:: Recorded information ::
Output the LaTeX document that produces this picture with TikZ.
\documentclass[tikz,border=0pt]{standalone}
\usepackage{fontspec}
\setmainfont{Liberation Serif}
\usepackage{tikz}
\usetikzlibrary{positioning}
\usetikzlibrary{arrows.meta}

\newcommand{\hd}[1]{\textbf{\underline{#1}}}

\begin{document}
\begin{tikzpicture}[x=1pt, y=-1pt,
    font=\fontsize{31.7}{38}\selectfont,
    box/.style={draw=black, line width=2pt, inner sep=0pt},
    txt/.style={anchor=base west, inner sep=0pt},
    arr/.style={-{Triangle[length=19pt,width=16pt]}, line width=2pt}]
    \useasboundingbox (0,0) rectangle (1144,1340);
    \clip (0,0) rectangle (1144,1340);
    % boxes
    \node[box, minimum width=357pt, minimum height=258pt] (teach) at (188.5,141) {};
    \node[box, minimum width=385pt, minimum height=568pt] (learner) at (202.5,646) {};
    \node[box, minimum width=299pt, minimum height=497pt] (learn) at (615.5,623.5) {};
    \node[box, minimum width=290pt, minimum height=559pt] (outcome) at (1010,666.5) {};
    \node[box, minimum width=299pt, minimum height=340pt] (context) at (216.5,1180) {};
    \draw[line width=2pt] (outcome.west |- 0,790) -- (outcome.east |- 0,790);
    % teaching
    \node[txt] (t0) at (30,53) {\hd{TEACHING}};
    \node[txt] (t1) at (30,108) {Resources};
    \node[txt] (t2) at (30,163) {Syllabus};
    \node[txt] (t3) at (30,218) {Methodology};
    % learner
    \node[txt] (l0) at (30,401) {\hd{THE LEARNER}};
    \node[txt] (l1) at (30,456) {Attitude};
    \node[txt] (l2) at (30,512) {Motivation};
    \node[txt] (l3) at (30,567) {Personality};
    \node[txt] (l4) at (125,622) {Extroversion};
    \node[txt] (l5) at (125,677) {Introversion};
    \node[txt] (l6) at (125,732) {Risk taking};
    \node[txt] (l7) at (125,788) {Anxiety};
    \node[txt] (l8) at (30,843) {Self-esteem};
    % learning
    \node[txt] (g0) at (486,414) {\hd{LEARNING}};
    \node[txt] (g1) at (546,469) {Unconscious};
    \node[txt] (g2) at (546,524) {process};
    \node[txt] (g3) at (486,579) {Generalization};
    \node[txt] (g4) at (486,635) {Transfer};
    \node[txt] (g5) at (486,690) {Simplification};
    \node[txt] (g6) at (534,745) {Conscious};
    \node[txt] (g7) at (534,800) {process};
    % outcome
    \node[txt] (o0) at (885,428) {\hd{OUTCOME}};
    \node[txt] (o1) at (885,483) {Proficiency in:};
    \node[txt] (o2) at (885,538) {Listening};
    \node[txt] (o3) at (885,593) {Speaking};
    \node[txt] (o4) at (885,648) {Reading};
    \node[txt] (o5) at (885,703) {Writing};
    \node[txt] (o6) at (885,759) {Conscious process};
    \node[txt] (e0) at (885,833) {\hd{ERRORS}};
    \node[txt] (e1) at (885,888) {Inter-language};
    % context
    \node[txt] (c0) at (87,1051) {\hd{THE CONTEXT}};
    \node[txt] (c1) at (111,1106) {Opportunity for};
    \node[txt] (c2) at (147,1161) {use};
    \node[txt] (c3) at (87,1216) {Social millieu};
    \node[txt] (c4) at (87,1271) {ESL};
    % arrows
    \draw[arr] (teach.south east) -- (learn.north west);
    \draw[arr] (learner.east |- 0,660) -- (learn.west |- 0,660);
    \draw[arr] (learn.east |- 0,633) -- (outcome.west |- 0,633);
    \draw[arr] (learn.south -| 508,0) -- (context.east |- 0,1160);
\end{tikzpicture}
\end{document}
:::
• _Instruction_: Your task is to repeat the data exactly; please include every line.

• _Problem solution_:
Output the LaTeX document that produces this picture with TikZ.
\documentclass[tikz,border=0pt]{standalone}
\usepackage{fontspec}
\setmainfont{Liberation Serif}
\usepackage{tikz}
\usetikzlibrary{positioning}
\usetikzlibrary{arrows.meta}

\newcommand{\hd}[1]{\textbf{\underline{#1}}}

\begin{document}
\begin{tikzpicture}[x=1pt, y=-1pt,
    font=\fontsize{31.7}{38}\selectfont,
    box/.style={draw=black, line width=2pt, inner sep=0pt},
    txt/.style={anchor=base west, inner sep=0pt},
    arr/.style={-{Triangle[length=19pt,width=16pt]}, line width=2pt}]
    \useasboundingbox (0,0) rectangle (1144,1340);
    \clip (0,0) rectangle (1144,1340);
    % boxes
    \node[box, minimum width=357pt, minimum height=258pt] (teach) at (188.5,141) {};
    \node[box, minimum width=385pt, minimum height=568pt] (learner) at (202.5,646) {};
    \node[box, minimum width=299pt, minimum height=497pt] (learn) at (615.5,623.5) {};
    \node[box, minimum width=290pt, minimum height=559pt] (outcome) at (1010,666.5) {};
    \node[box, minimum width=299pt, minimum height=340pt] (context) at (216.5,1180) {};
    \draw[line width=2pt] (outcome.west |- 0,790) -- (outcome.east |- 0,790);
    % teaching
    \node[txt] (t0) at (30,53) {\hd{TEACHING}};
    \node[txt] (t1) at (30,108) {Resources};
    \node[txt] (t2) at (30,163) {Syllabus};
    \node[txt] (t3) at (30,218) {Methodology};
    % learner
    \node[txt] (l0) at (30,401) {\hd{THE LEARNER}};
    \node[txt] (l1) at (30,456) {Attitude};
    \node[txt] (l2) at (30,512) {Motivation};
    \node[txt] (l3) at (30,567) {Personality};
    \node[txt] (l4) at (125,622) {Extroversion};
    \node[txt] (l5) at (125,677) {Introversion};
    \node[txt] (l6) at (125,732) {Risk taking};
    \node[txt] (l7) at (125,788) {Anxiety};
    \node[txt] (l8) at (30,843) {Self-esteem};
    % learning
    \node[txt] (g0) at (486,414) {\hd{LEARNING}};
    \node[txt] (g1) at (546,469) {Unconscious};
    \node[txt] (g2) at (546,524) {process};
    \node[txt] (g3) at (486,579) {Generalization};
    \node[txt] (g4) at (486,635) {Transfer};
    \node[txt] (g5) at (486,690) {Simplification};
    \node[txt] (g6) at (534,745) {Conscious};
    \node[txt] (g7) at (534,800) {process};
    % outcome
    \node[txt] (o0) at (885,428) {\hd{OUTCOME}};
    \node[txt] (o1) at (885,483) {Proficiency in:};
    \node[txt] (o2) at (885,538) {Listening};
    \node[txt] (o3) at (885,593) {Speaking};
    \node[txt] (o4) at (885,648) {Reading};
    \node[txt] (o5) at (885,703) {Writing};
    \node[txt] (o6) at (885,759) {Conscious process};
    \node[txt] (e0) at (885,833) {\hd{ERRORS}};
    \node[txt] (e1) at (885,888) {Inter-language};
    % context
    \node[txt] (c0) at (87,1051) {\hd{THE CONTEXT}};
    \node[txt] (c1) at (111,1106) {Opportunity for};
    \node[txt] (c2) at (147,1161) {use};
    \node[txt] (c3) at (87,1216) {Social millieu};
    \node[txt] (c4) at (87,1271) {ESL};
    % arrows
    \draw[arr] (teach.south east) -- (learn.north west);
    \draw[arr] (learner.east |- 0,660) -- (learn.west |- 0,660);
    \draw[arr] (learn.east |- 0,633) -- (outcome.west |- 0,633);
    \draw[arr] (learn.south -| 508,0) -- (context.east |- 0,1160);
\end{tikzpicture}
\end{document}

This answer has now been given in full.